The Execution Phase: Fork, Pipe, and Execve

This phase is responsible for correctly running user-defined binaries and built-in commands, managing I/O redirection, and handling pipelines.

Process Management

To run any external command (a non-built-in like /bin/ls), the shell uses a two-step approach:

fork(): The parent shell process calls fork() to create an exact copy of itself (the child process) in order to create a new process for the command.
execve(): Inside the child process, execve() is called. This function replaces the running program, hence the necessity of fork().

// char *cmd.path = "/bin/ls"
// char **cmd.args = {"ls", "-l", NULL}
// char **env = {"PATH=...", "USER=...", NULL}

execve(cmd.path, cmd.args, env);

The parent shell then waits for the child process to terminate, retrieves its exit status that will be expandable using "$?".

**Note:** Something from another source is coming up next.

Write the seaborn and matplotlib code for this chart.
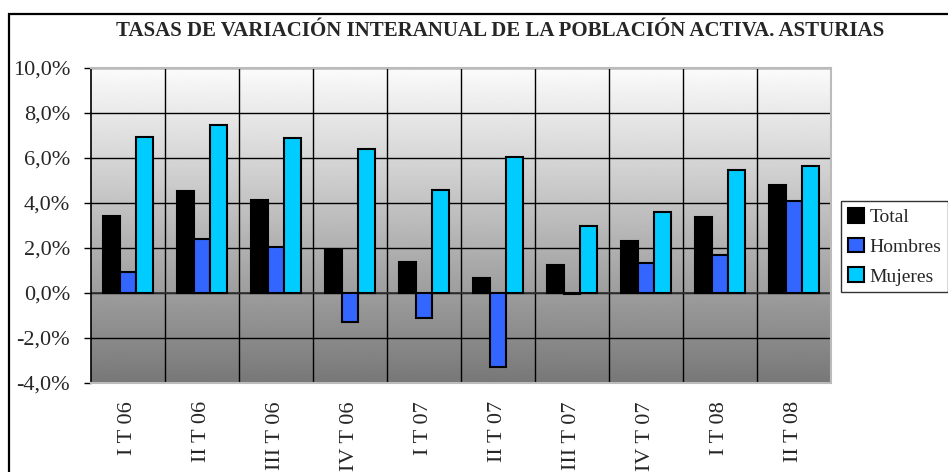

Handling Pipelines with pipe()

Pipelines (cmd1 | cmd2) introduce a layer of complexity known as Inter-Process Communication (IPC). The shell uses the pipe() system call to create a connection between the standard output (stdout) of the first command and the standard input (stdin) of the second.

For a sequence of commands, the process involves:

Before execve() is called in the child process, the file descriptors for stdin and/or stdout are redirected using dup2().
For the first command in the pipe, stdout is pointed to the write-end of the pipe.
For the second command, stdin is pointed to the read-end of the pipe.
The child process executes its command, and any output automatically flows through the pipe to the next process's input, completing the chain.

This meticulous orchestration of fork(), pipe(), and file descriptor manipulation is crucial for the shell's ability to run complex chained commands efficiently.